Please give the entries again in full and exactly, without any picture.

-- begin --

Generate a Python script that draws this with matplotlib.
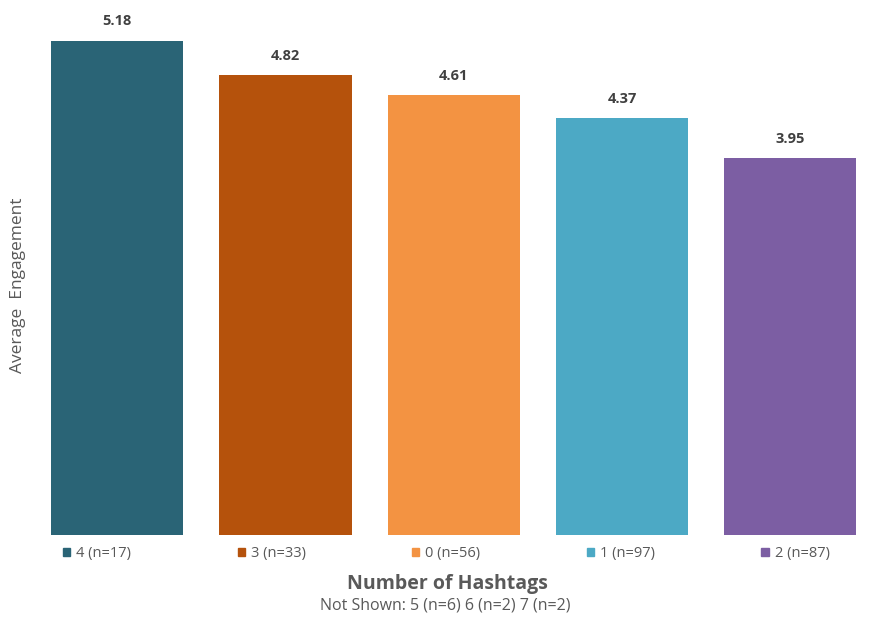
import matplotlib.pyplot as plt
from matplotlib.patches import Patch

plt.rcParams['font.family'] = ['Open Sans', 'DejaVu Sans']

hashtags = ["4", "3", "0", "1", "2"]
counts = [17, 33, 56, 97, 87]
engagement = [5.18, 4.82, 4.61, 4.37, 3.95]
colors = ["#2A6476", "#B5520C", "#F39342", "#4CA9C5", "#7C5EA3"]
not_shown = "Not Shown: 5 (n=6) 6 (n=2) 7 (n=2)"

fig = plt.figure(figsize=(8.71, 6.2), dpi=100)
W, H = 871, 620
# axes placed in pixel units
left, right, bottom, top = 41.4, 866, 535, 10.3
ax = fig.add_axes([left / W, (H - bottom) / H, (right - left) / W, (bottom - top) / H])

x = range(len(hashtags))
bars = ax.bar(x, engagement, width=0.786, color=colors)
for b, v in zip(bars, engagement):
    ax.text(b.get_x() + b.get_width() / 2, v + 0.13, f"{v:.2f}",
            ha="center", va="bottom", fontsize=10.5, fontweight="bold", color="#404040")

ax.set_xlim(-0.45, 4.45)
ax.set_ylim(0, 5.5)
ax.set_xticks([])
ax.set_yticks([])
for s in ax.spines.values():
    s.set_visible(False)

ax.set_ylabel("Average  Engagement", fontsize=12.5, color="#595959")
ax.yaxis.set_label_coords(-0.019, 0.476)

handles = [Patch(color=c) for c in colors]
labels = [f"{h} (n={n})" for h, n in zip(hashtags, counts)]
leg = ax.legend(handles, labels, ncol=5, loc="upper center", bbox_to_anchor=(0.491, 0.004),
                frameon=False, fontsize=10.5, handlelength=0.5, handleheight=0.5,
                handletextpad=0.4, columnspacing=7.3, labelcolor="#595959")

fig.text(447 / W, 1 - 584 / H, "Number of Hashtags", ha="center", va="center",
         fontsize=14, fontweight="bold", color="#595959")
fig.text(445 / W, 1 - 605 / H, not_shown, ha="center", va="center",
         fontsize=11.5, color="#595959")

fig.savefig("out.png", dpi=100)
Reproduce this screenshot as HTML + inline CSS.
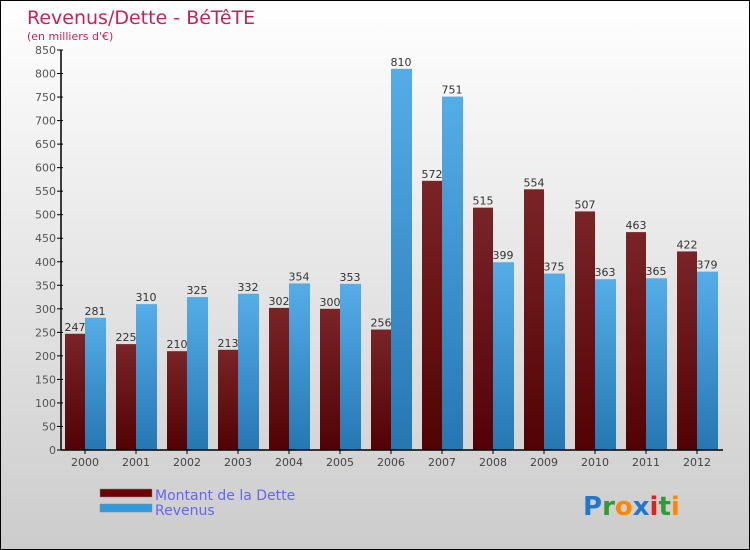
<!DOCTYPE html>
<html><head><meta charset="utf-8"><style>
body{margin:0}
#c{position:relative;width:748px;height:548px;border:1px solid #000;background:linear-gradient(#ffffff,#cccccc);font-family:"DejaVu Sans","Liberation Sans",sans-serif;overflow:hidden}
</style></head><body>
<div id="c">
<svg width="748" height="548" xmlns="http://www.w3.org/2000/svg">
<defs>
<linearGradient id="gd" x1="0" y1="0" x2="0" y2="1"><stop offset="0" stop-color="#7a2428"/><stop offset="1" stop-color="#520204"/></linearGradient>
<linearGradient id="gr" x1="0" y1="0" x2="0" y2="1"><stop offset="0" stop-color="#55ade8"/><stop offset="1" stop-color="#2577b2"/></linearGradient>
</defs>
<text x="26" y="23" font-size="19" fill="#c0245a">Revenus/Dette - BéTêTE</text>
<text x="26" y="39" font-size="11" fill="#c0245a">(en milliers d'€)</text>
<g id="plot"></g>
<g>
<rect x="99" y="488" width="52" height="8" fill="#6a0206" stroke="#888" stroke-width="0.5"/>
<text x="154" y="499" font-size="14" fill="#6666ee">Montant de la Dette</text>
<rect x="99" y="503" width="52" height="8" fill="#3399dd" stroke="#888" stroke-width="0.5"/>
<text x="154" y="514" font-size="14" fill="#6666ee">Revenus</text>
</g>
<text x="582" y="514" font-size="26" font-weight="bold"><tspan fill="#2277cc">P</tspan><tspan fill="#339933">r</tspan><tspan fill="#ff8800">o</tspan><tspan fill="#2277cc">x</tspan><tspan fill="#dd2222">i</tspan><tspan fill="#339933">t</tspan><tspan fill="#ff8800">i</tspan></text>
</svg>
</div>
<script>
const years=["2000","2001","2002","2003","2004","2005","2006","2007","2008","2009","2010","2011","2012"];
const dette=[247,225,210,213,302,300,256,572,515,554,507,463,422];
const revenus=[281,310,325,332,354,353,810,751,399,375,363,365,379];
const yTicks=[0,50,100,150,200,250,300,350,400,450,500,550,600,650,700,750,800,850];
const NS="http://www.w3.org/2000/svg";
const g=document.getElementById('plot');
const y0=449,yMax=850,yTop=49;
function Y(v){return y0-(v/yMax)*(y0-yTop);}
function X(i){return 84+i*51;}
function mk(t,a){const e=document.createElementNS(NS,t);for(const k in a)e.setAttribute(k,a[k]);g.appendChild(e);return e;}
yTicks.forEach(v=>{
 const l=mk('line',{x1:56,x2:62,y1:Y(v),y2:Y(v),stroke:'#000'});
 
 
 const t=mk('text',{x:55,y:Y(v)+4,'font-size':11,fill:'#555','text-anchor':'end'});
 t.textContent=v;
 
 
});
years.forEach((yr,i)=>{
 const cx=X(i);
 const b1=mk('rect',{x:cx-20,y:Y(dette[i]),width:20,height:y0-Y(dette[i]),fill:'url(#gd)'});
 
 
 const b2=mk('rect',{x:cx,y:Y(revenus[i]),width:21,height:y0-Y(revenus[i]),fill:'url(#gr)'});
 
 
 const t1=mk('text',{x:cx-10,y:Y(dette[i])-3,'font-size':11,fill:'#333','text-anchor':'middle'});
 t1.textContent=dette[i];
 
 
 const t2=mk('text',{x:cx+10,y:Y(revenus[i])-3,'font-size':11,fill:'#333','text-anchor':'middle'});
 t2.textContent=revenus[i];
 
 
 const tk=mk('line',{x1:cx,x2:cx,y1:y0,y2:y0+4,stroke:'#000'});
 
 
 const xl=mk('text',{x:cx,y:y0+16,'font-size':11,fill:'#444','text-anchor':'middle'});
 xl.textContent=yr;
 
 
});
const ya=mk('line',{x1:60,x2:60,y1:yTop,y2:y0,stroke:'#000','stroke-width':1.5});


const xa=mk('line',{x1:60,x2:722,y1:y0,y2:y0,stroke:'#000','stroke-width':1.5});


</script>
</body></html>
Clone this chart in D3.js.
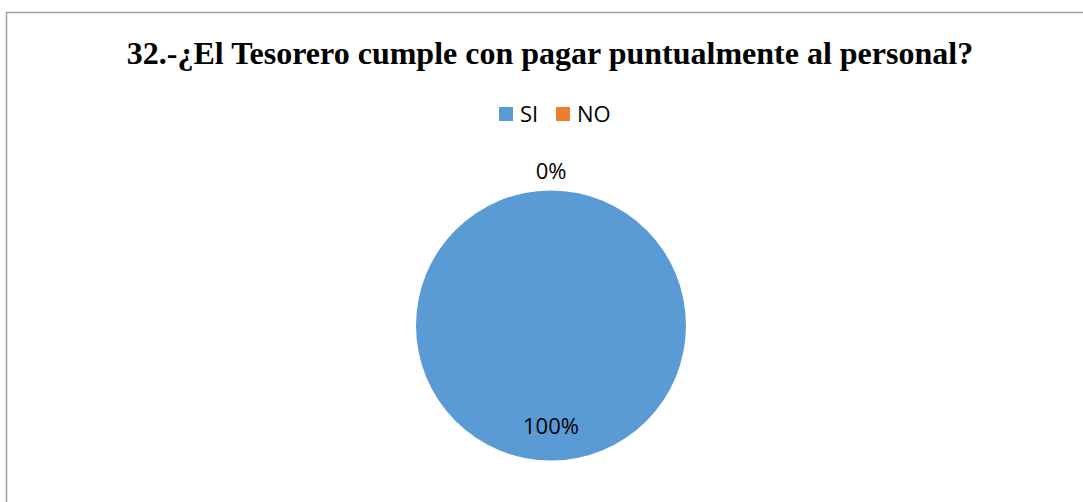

-- end --

Answer to the problem:
Generate a Python script that draws this with matplotlib.
import matplotlib.pyplot as plt
from matplotlib.patches import Patch

plt.rcParams['font.family'] = ['Open Sans', 'DejaVu Sans']

hashtags = ["4", "3", "0", "1", "2"]
counts = [17, 33, 56, 97, 87]
engagement = [5.18, 4.82, 4.61, 4.37, 3.95]
colors = ["#2A6476", "#B5520C", "#F39342", "#4CA9C5", "#7C5EA3"]
not_shown = "Not Shown: 5 (n=6) 6 (n=2) 7 (n=2)"

fig = plt.figure(figsize=(8.71, 6.2), dpi=100)
W, H = 871, 620
# axes placed in pixel units
left, right, bottom, top = 41.4, 866, 535, 10.3
ax = fig.add_axes([left / W, (H - bottom) / H, (right - left) / W, (bottom - top) / H])

x = range(len(hashtags))
bars = ax.bar(x, engagement, width=0.786, color=colors)
for b, v in zip(bars, engagement):
    ax.text(b.get_x() + b.get_width() / 2, v + 0.13, f"{v:.2f}",
            ha="center", va="bottom", fontsize=10.5, fontweight="bold", color="#404040")

ax.set_xlim(-0.45, 4.45)
ax.set_ylim(0, 5.5)
ax.set_xticks([])
ax.set_yticks([])
for s in ax.spines.values():
    s.set_visible(False)

ax.set_ylabel("Average  Engagement", fontsize=12.5, color="#595959")
ax.yaxis.set_label_coords(-0.019, 0.476)

handles = [Patch(color=c) for c in colors]
labels = [f"{h} (n={n})" for h, n in zip(hashtags, counts)]
leg = ax.legend(handles, labels, ncol=5, loc="upper center", bbox_to_anchor=(0.491, 0.004),
                frameon=False, fontsize=10.5, handlelength=0.5, handleheight=0.5,
                handletextpad=0.4, columnspacing=7.3, labelcolor="#595959")

fig.text(447 / W, 1 - 584 / H, "Number of Hashtags", ha="center", va="center",
         fontsize=14, fontweight="bold", color="#595959")
fig.text(445 / W, 1 - 605 / H, not_shown, ha="center", va="center",
         fontsize=11.5, color="#595959")

fig.savefig("out.png", dpi=100)
Reproduce this screenshot as HTML + inline CSS.
<!DOCTYPE html>
<html><head><meta charset="utf-8"><style>
body{margin:0}
#c{position:relative;width:748px;height:548px;border:1px solid #000;background:linear-gradient(#ffffff,#cccccc);font-family:"DejaVu Sans","Liberation Sans",sans-serif;overflow:hidden}
</style></head><body>
<div id="c">
<svg width="748" height="548" xmlns="http://www.w3.org/2000/svg">
<defs>
<linearGradient id="gd" x1="0" y1="0" x2="0" y2="1"><stop offset="0" stop-color="#7a2428"/><stop offset="1" stop-color="#520204"/></linearGradient>
<linearGradient id="gr" x1="0" y1="0" x2="0" y2="1"><stop offset="0" stop-color="#55ade8"/><stop offset="1" stop-color="#2577b2"/></linearGradient>
</defs>
<text x="26" y="23" font-size="19" fill="#c0245a">Revenus/Dette - BéTêTE</text>
<text x="26" y="39" font-size="11" fill="#c0245a">(en milliers d'€)</text>
<g id="plot"></g>
<g>
<rect x="99" y="488" width="52" height="8" fill="#6a0206" stroke="#888" stroke-width="0.5"/>
<text x="154" y="499" font-size="14" fill="#6666ee">Montant de la Dette</text>
<rect x="99" y="503" width="52" height="8" fill="#3399dd" stroke="#888" stroke-width="0.5"/>
<text x="154" y="514" font-size="14" fill="#6666ee">Revenus</text>
</g>
<text x="582" y="514" font-size="26" font-weight="bold"><tspan fill="#2277cc">P</tspan><tspan fill="#339933">r</tspan><tspan fill="#ff8800">o</tspan><tspan fill="#2277cc">x</tspan><tspan fill="#dd2222">i</tspan><tspan fill="#339933">t</tspan><tspan fill="#ff8800">i</tspan></text>
</svg>
</div>
<script>
const years=["2000","2001","2002","2003","2004","2005","2006","2007","2008","2009","2010","2011","2012"];
const dette=[247,225,210,213,302,300,256,572,515,554,507,463,422];
const revenus=[281,310,325,332,354,353,810,751,399,375,363,365,379];
const yTicks=[0,50,100,150,200,250,300,350,400,450,500,550,600,650,700,750,800,850];
const NS="http://www.w3.org/2000/svg";
const g=document.getElementById('plot');
const y0=449,yMax=850,yTop=49;
function Y(v){return y0-(v/yMax)*(y0-yTop);}
function X(i){return 84+i*51;}
function mk(t,a){const e=document.createElementNS(NS,t);for(const k in a)e.setAttribute(k,a[k]);g.appendChild(e);return e;}
yTicks.forEach(v=>{
 const l=mk('line',{x1:56,x2:62,y1:Y(v),y2:Y(v),stroke:'#000'});
 
 
 const t=mk('text',{x:55,y:Y(v)+4,'font-size':11,fill:'#555','text-anchor':'end'});
 t.textContent=v;
 
 
});
years.forEach((yr,i)=>{
 const cx=X(i);
 const b1=mk('rect',{x:cx-20,y:Y(dette[i]),width:20,height:y0-Y(dette[i]),fill:'url(#gd)'});
 
 
 const b2=mk('rect',{x:cx,y:Y(revenus[i]),width:21,height:y0-Y(revenus[i]),fill:'url(#gr)'});
 
 
 const t1=mk('text',{x:cx-10,y:Y(dette[i])-3,'font-size':11,fill:'#333','text-anchor':'middle'});
 t1.textContent=dette[i];
 
 
 const t2=mk('text',{x:cx+10,y:Y(revenus[i])-3,'font-size':11,fill:'#333','text-anchor':'middle'});
 t2.textContent=revenus[i];
 
 
 const tk=mk('line',{x1:cx,x2:cx,y1:y0,y2:y0+4,stroke:'#000'});
 
 
 const xl=mk('text',{x:cx,y:y0+16,'font-size':11,fill:'#444','text-anchor':'middle'});
 xl.textContent=yr;
 
 
});
const ya=mk('line',{x1:60,x2:60,y1:yTop,y2:y0,stroke:'#000','stroke-width':1.5});


const xa=mk('line',{x1:60,x2:722,y1:y0,y2:y0,stroke:'#000','stroke-width':1.5});


</script>
</body></html>
Clone this chart in D3.js.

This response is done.